Second, while the SDT designation does not require an element of foreignness, an existing domestic nature of any given SDT-designee allows for a challenge in the courts. However, each challenge will have to be heard on a case-by-case basis and the government’s available grounds for supporting an SDT designation are far more variable than an FTO designation. If the designation complies with the President’s limitations under the IEEPA, it is not arbitrary and capricious, it is supported by a record, and it is not merely being exercised to punish speech—then the SDT designation is likely to be upheld.
Third, since it is a tool born of foreign policy, its exercise is one that carries foreign policy implications. Consider, for example, if George Soros himself and his Open Society Foundation were to be designated as SDTs. Rightwing America would celebrate, myself included, but foreign relations with Europe would absolutely be damaged in the process. There are reasons Trump has not already done this and most of those reasons fall under this category.
Conclusion
My suggestion would be to utilize the traditional § 1189 FTO designation process first. If the government is successful, it would advance the law meaningfully in a positive direction. If the government is unsuccessful, it lures Antifa’s officers and organizations out into the open. Meanwhile, prepare as individualized a list of targets as possible and be ready to issue an Executive Order declaring the appropriate national emergency and sanctioning as many Antifa agents and financiers as possible in one fell swoop. Within hours of the § 1189 proceedings failing, issue the Executive Order to take a second bite at the apple under the SDT regime.

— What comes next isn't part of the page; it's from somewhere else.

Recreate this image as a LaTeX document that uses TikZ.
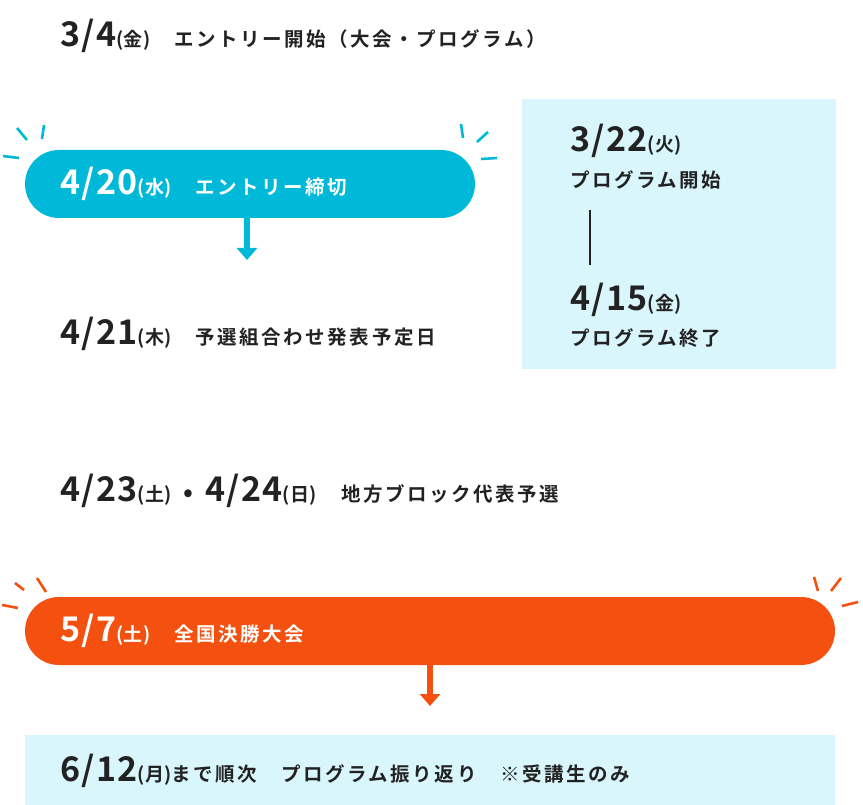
\documentclass[tikz,border=0pt]{standalone}
\usepackage{fontspec}
\setmainfont{Noto Sans CJK JP}[BoldFont={* Bold}]
\usetikzlibrary{arrows.meta}
\definecolor{cyanA}{HTML}{00B9D8}
\definecolor{orangeA}{HTML}{F4500F}
\definecolor{paleA}{HTML}{D9F6FC}
\definecolor{inkA}{HTML}{222222}
\tikzset{
  x=1pt,y=-1pt,
  lbl/.style={anchor=west,inner sep=0pt,text=inkA,font=\bfseries\fontsize{19.5}{21}\selectfont\addfontfeature{LetterSpace=13}},
  wlbl/.style={lbl,text=white},
  ray/.style={line width=2.6pt,line cap=butt},
  downarrow/.style={line width=6pt,-{Triangle[length=12pt,width=20pt]}},
}
\newcommand{\dt}[2]{{\fontsize{34}{36}\selectfont\addfontfeature{LetterSpace=4}#1}{\fontsize{19}{20}\selectfont\addfontfeature{LetterSpace=2}(#2)}}
\begin{document}
\begin{tikzpicture}
\useasboundingbox (0,0) rectangle (863,805);
% top
\node[lbl] (t1) at (60,36) {\dt{3/4}{金}\hspace{24pt}エントリー開始（大会・プログラム）};
% cyan pill
\fill[cyanA,rounded corners=34pt] (25,150) rectangle (475,218);
\node[wlbl] (t2) at (60,184) {\dt{4/20}{水}\hspace{24pt}エントリー締切};
\draw[ray,cyanA] (17,128) -- (27,140);
\draw[ray,cyanA] (44,125) -- (42,139);
\draw[ray,cyanA] (3,156) -- (19,158);
\draw[ray,cyanA] (461,124) -- (463,138);
\draw[ray,cyanA] (488,132) -- (477,142);
\draw[ray,cyanA] (481,159) -- (497,158);
\coordinate (a1s) at (247,218); \coordinate (a1e) at (247,260);
\draw[downarrow,cyanA] (a1s) -- (a1e);
\node[lbl] (t3) at (60,334) {\dt{4/21}{木}\hspace{24pt}予選組合わせ発表予定日};
% side box
\fill[paleA] (522,99) rectangle (836,369);
\node[lbl] (s1) at (570,141) {\dt{3/22}{火}};
\node[lbl] (s2) at (570,180) {プログラム開始};
\node[lbl] (s3) at (570,300) {\dt{4/15}{金}};
\node[lbl] (s4) at (570,338) {プログラム終了};
\coordinate (l1) at (590,210); \coordinate (l2) at (590,265);
\draw[inkA,line width=1.5pt] (l1) -- (l2);
% qualifiers
\node[lbl] (t4) at (60,491) {\dt{4/23}{土}\hspace{12pt}{\fontsize{26}{26}\selectfont •}\hspace{12pt}\dt{4/24}{日}\hspace{24pt}地方ブロック代表予選};
% orange pill
\fill[orangeA,rounded corners=34pt] (25,597) rectangle (835,665);
\node[wlbl] (t5) at (60,631) {\dt{5/7}{土}\hspace{24pt}全国決勝大会};
\draw[ray,orangeA] (37,578) -- (46,592);
\draw[ray,orangeA] (15,583) -- (24,590);
\draw[ray,orangeA] (2,605) -- (18,608);
\draw[ray,orangeA] (814,577) -- (818,591);
\draw[ray,orangeA] (841,578) -- (831,591);
\draw[ray,orangeA] (842,606) -- (858,602);
\coordinate (a2s) at (430,665); \coordinate (a2e) at (430,706);
\draw[downarrow,orangeA] (a2s) -- (a2e);
% bottom box
\fill[paleA] (25,735) rectangle (835,805);
\node[lbl] (t6) at (60,771) {\dt{6/12}{月}まで順次\hspace{24pt}プログラム振り返り\hspace{24pt}※受講生のみ};
\end{tikzpicture}
\end{document}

In any case, the administration will need to be prepared to articulate specific foreign ties and a specific national security threat to justify such designations and sanctions. Only if such specific showings are made will this scheme have a chance of success under current law. This would be a legally novel move, to be sure, but one that could logically extend existing law to cover international foreign-and-domestic threats to national security; either by erasing the distinction or cleaving them apart.